● Task brief
Transcribe the listing exactly, leaving out every picture.

● Source excerpt
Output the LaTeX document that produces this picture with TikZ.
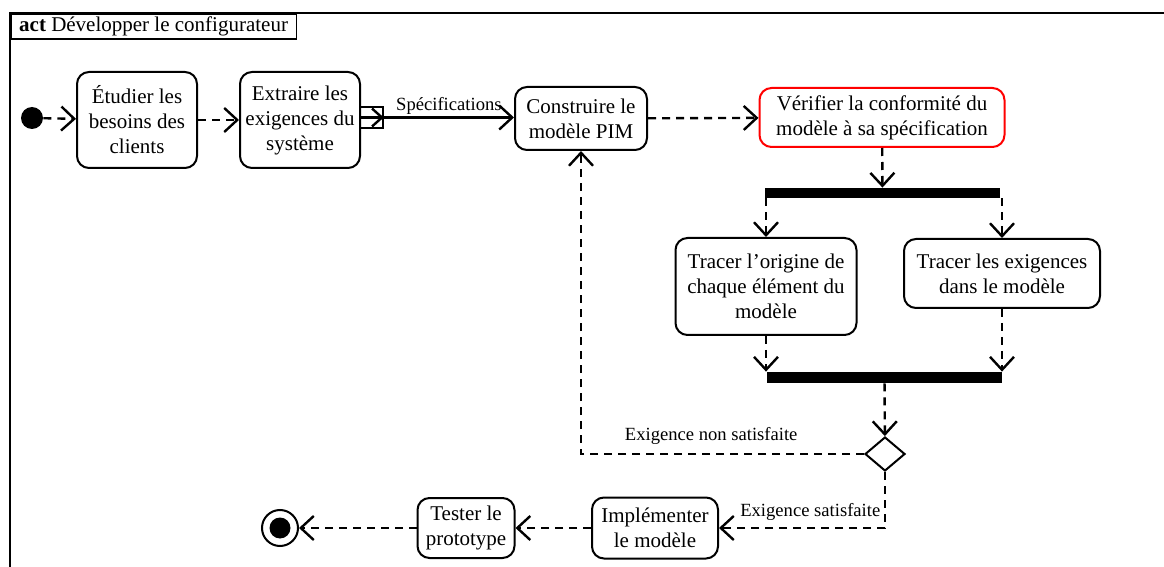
\documentclass[tikz,border=0pt]{standalone}
\usepackage{fontspec}
\setmainfont{Liberation Serif}
\usetikzlibrary{arrows.meta,positioning,shapes.geometric}

\begin{document}
\begin{tikzpicture}[x=0.5pt,y=-0.5pt]
  \tikzstyle{act}=[draw,rounded corners=6pt,line width=1pt,align=center,inner sep=0pt,font=\fontsize{10.5}{12.5}\selectfont]
  \tikzstyle{bar}=[fill=black,draw=none,inner sep=0pt]
  \tikzstyle{flow}=[line width=1.2pt,dash pattern=on 4pt off 3pt,-{Straight Barb[length=6.5pt,width=12pt,line width=1.2pt]}]
  \tikzstyle{lbl}=[font=\fontsize{9.3}{11}\selectfont,inner sep=1pt]
  \useasboundingbox (0,0) rectangle (1164,567);

  % frame
  \draw[line width=1pt] (1200,13) -- (10,13) -- (10,600);
  \node[draw,line width=0.8pt,anchor=north west,minimum height=12.5pt,inner xsep=4.2pt,inner ysep=0pt,font=\fontsize{10.5}{12}\selectfont] (title) at (10,13) {\textbf{act} Développer le configurateur};

  % start and end
  \node[circle,fill=black,minimum size=11pt,inner sep=0pt] (start) at (32,118) {};
  \node[circle,draw,line width=1pt,minimum size=18pt,inner sep=0pt] (stop) at (280,528) {};
  \node[circle,fill=black,minimum size=10.5pt,inner sep=0pt] (stopin) at (280,528) {};

  % actions
  \node[act,minimum width=60pt,minimum height=48pt] (etud) at (137,120) {Étudier les\\besoins des\\clients};
  \node[act,minimum width=60pt,minimum height=48pt] (extr) at (300,120) {Extraire les\\exigences du\\système};
  \node[draw,line width=0.8pt,minimum width=11.5pt,minimum height=10.5pt,inner sep=0pt] (pin) at (371.5,117.5) {};
  \node[act,minimum width=66pt,minimum height=31.5pt] (constr) at (581,118.5) {Construire le\\modèle PIM};
  \node[act,draw=red,minimum width=122.5pt,minimum height=29.5pt] (verif) at (882,117.5) {Vérifier la conformité du\\modèle à sa spécification};
  \node[bar,minimum width=117.5pt,minimum height=5pt] (fork) at (882.5,193) {};
  \node[act,minimum width=90.5pt,minimum height=48.5pt] (orig) at (766,286.5) {Tracer l’origine de\\chaque élément du\\modèle};
  \node[act,minimum width=98pt,minimum height=34.5pt] (exig) at (1002,273.5) {Tracer les exigences\\dans le modèle};
  \node[bar,minimum width=117.5pt,minimum height=5.5pt] (join) at (884.5,377.5) {};
  \node[diamond,draw,line width=1pt,minimum width=20pt,minimum height=17pt,inner sep=0pt,aspect=1.2] (dec) at (885,454) {};
  \node[act,minimum width=63pt,minimum height=30.5pt] (impl) at (655,528) {Implémenter\\le modèle};
  \node[act,minimum width=48.5pt,minimum height=30pt] (test) at (466,528) {Tester le\\prototype};

  % flows
  \draw[flow] (start) -- (etud);
  \draw[flow] (etud) -- (extr);
  \draw[-{Straight Barb[length=5pt,width=9pt,line width=1.2pt]},line width=1.2pt] (pin.west) -- (pin.east);
  \draw[-{Straight Barb[length=6.5pt,width=12pt,line width=1.2pt]},line width=1.2pt] (pin.east) -- node[lbl,above] {Spécifications} (pin.east -| constr.west);
  \draw[flow] (constr) -- (verif);
  \draw[flow] (verif) -- (fork);
  \draw[flow] (fork.south -| orig.north) -- (orig.north);
  \draw[flow] (fork.south -| exig.north) -- (exig.north);
  \draw[flow] (orig.south) -- (orig.south |- join.north);
  \draw[flow] (exig.south) -- (exig.south |- join.north);
  \draw[flow] (join) -- (dec);
  \draw[flow] (dec.west) -| node[lbl,pos=0.27,above=3pt] {Exigence non satisfaite} (constr.south);
  \draw[flow] (dec.south) |- node[lbl,pos=0.725,above=2pt] {Exigence satisfaite} (impl.east);
  \draw[flow] (impl) -- (test);
  \draw[flow] (test) -- (stop);
\end{tikzpicture}
\end{document}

● Answer for this exercise
Output the LaTeX document that produces this picture with TikZ.
\documentclass[tikz,border=0pt]{standalone}
\usepackage{fontspec}
\setmainfont{Liberation Serif}
\usetikzlibrary{arrows.meta,positioning,shapes.geometric}

\begin{document}
\begin{tikzpicture}[x=0.5pt,y=-0.5pt]
  \tikzstyle{act}=[draw,rounded corners=6pt,line width=1pt,align=center,inner sep=0pt,font=\fontsize{10.5}{12.5}\selectfont]
  \tikzstyle{bar}=[fill=black,draw=none,inner sep=0pt]
  \tikzstyle{flow}=[line width=1.2pt,dash pattern=on 4pt off 3pt,-{Straight Barb[length=6.5pt,width=12pt,line width=1.2pt]}]
  \tikzstyle{lbl}=[font=\fontsize{9.3}{11}\selectfont,inner sep=1pt]
  \useasboundingbox (0,0) rectangle (1164,567);

  % frame
  \draw[line width=1pt] (1200,13) -- (10,13) -- (10,600);
  \node[draw,line width=0.8pt,anchor=north west,minimum height=12.5pt,inner xsep=4.2pt,inner ysep=0pt,font=\fontsize{10.5}{12}\selectfont] (title) at (10,13) {\textbf{act} Développer le configurateur};

  % start and end
  \node[circle,fill=black,minimum size=11pt,inner sep=0pt] (start) at (32,118) {};
  \node[circle,draw,line width=1pt,minimum size=18pt,inner sep=0pt] (stop) at (280,528) {};
  \node[circle,fill=black,minimum size=10.5pt,inner sep=0pt] (stopin) at (280,528) {};

  % actions
  \node[act,minimum width=60pt,minimum height=48pt] (etud) at (137,120) {Étudier les\\besoins des\\clients};
  \node[act,minimum width=60pt,minimum height=48pt] (extr) at (300,120) {Extraire les\\exigences du\\système};
  \node[draw,line width=0.8pt,minimum width=11.5pt,minimum height=10.5pt,inner sep=0pt] (pin) at (371.5,117.5) {};
  \node[act,minimum width=66pt,minimum height=31.5pt] (constr) at (581,118.5) {Construire le\\modèle PIM};
  \node[act,draw=red,minimum width=122.5pt,minimum height=29.5pt] (verif) at (882,117.5) {Vérifier la conformité du\\modèle à sa spécification};
  \node[bar,minimum width=117.5pt,minimum height=5pt] (fork) at (882.5,193) {};
  \node[act,minimum width=90.5pt,minimum height=48.5pt] (orig) at (766,286.5) {Tracer l’origine de\\chaque élément du\\modèle};
  \node[act,minimum width=98pt,minimum height=34.5pt] (exig) at (1002,273.5) {Tracer les exigences\\dans le modèle};
  \node[bar,minimum width=117.5pt,minimum height=5.5pt] (join) at (884.5,377.5) {};
  \node[diamond,draw,line width=1pt,minimum width=20pt,minimum height=17pt,inner sep=0pt,aspect=1.2] (dec) at (885,454) {};
  \node[act,minimum width=63pt,minimum height=30.5pt] (impl) at (655,528) {Implémenter\\le modèle};
  \node[act,minimum width=48.5pt,minimum height=30pt] (test) at (466,528) {Tester le\\prototype};

  % flows
  \draw[flow] (start) -- (etud);
  \draw[flow] (etud) -- (extr);
  \draw[-{Straight Barb[length=5pt,width=9pt,line width=1.2pt]},line width=1.2pt] (pin.west) -- (pin.east);
  \draw[-{Straight Barb[length=6.5pt,width=12pt,line width=1.2pt]},line width=1.2pt] (pin.east) -- node[lbl,above] {Spécifications} (pin.east -| constr.west);
  \draw[flow] (constr) -- (verif);
  \draw[flow] (verif) -- (fork);
  \draw[flow] (fork.south -| orig.north) -- (orig.north);
  \draw[flow] (fork.south -| exig.north) -- (exig.north);
  \draw[flow] (orig.south) -- (orig.south |- join.north);
  \draw[flow] (exig.south) -- (exig.south |- join.north);
  \draw[flow] (join) -- (dec);
  \draw[flow] (dec.west) -| node[lbl,pos=0.27,above=3pt] {Exigence non satisfaite} (constr.south);
  \draw[flow] (dec.south) |- node[lbl,pos=0.725,above=2pt] {Exigence satisfaite} (impl.east);
  \draw[flow] (impl) -- (test);
  \draw[flow] (test) -- (stop);
\end{tikzpicture}
\end{document}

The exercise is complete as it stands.